I retrieve an XML documents this way:
import xml.etree.ElementTree as ET
root = ET.parse(urllib2.urlopen(url))
for child in root.findall("item"):
a1 = child[0].text # ok
a2 = child[1].text # ok
a3 = child[2].text # ok
a4 = child[3].text # BOOM
# ...
The XML looks like this:
<item>
<a1>value1</a1>
<a2>value2</a2>
<a3>value3</a3>
<a4>
<a11>value222</a11>
<a22>value22</a22>
</a4>
</item>
How do I check if a4
(in this particular case, but it might've been any other element) has children?
You could try the list
function on the element:
>>> xml = """<item>
<a1>value1</a1>
<a2>value2</a2>
<a3>value3</a3>
<a4>
<a11>value222</a11>
<a22>value22</a22>
</a4>
</item>"""
>>> root = ET.fromstring(xml)
>>> list(root[0])
[]
>>> list(root[3])
[<Element 'a11' at 0x2321e10>, <Element 'a22' at 0x2321e48>]
>>> len(list(root[3]))
2
>>> print "has children" if len(list(root[3])) else "no child"
has children
>>> print "has children" if len(list(root[2])) else "no child"
no child
>>> # Or simpler, without a call to list within len, it also works:
>>> print "has children" if len(root[3]) else "no child"
has children
I modified your sample because the findall
function call on the item
root did not work (as findall
will search for direct descendants, and not the current element).

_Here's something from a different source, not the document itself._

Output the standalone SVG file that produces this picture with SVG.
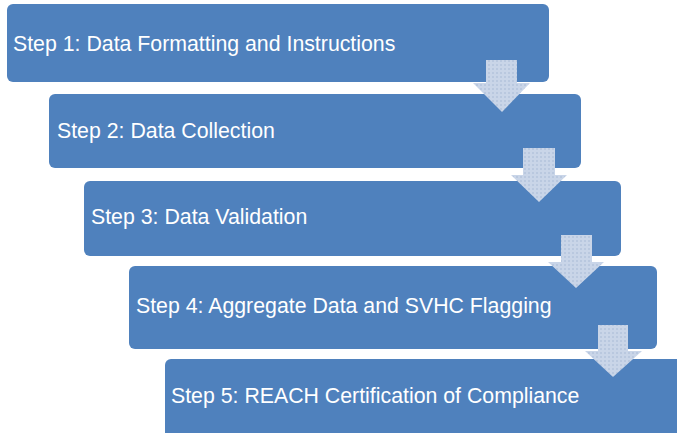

If you want to access text of the subchildren afterward in your working program, you could do:
for child in root.findall("item"):
# if there are children, get their text content as well.
if len(child):
for subchild in child:
subchild.text
# else just get the current child text.
else:
child.text
This would be a good fit for a recursive though.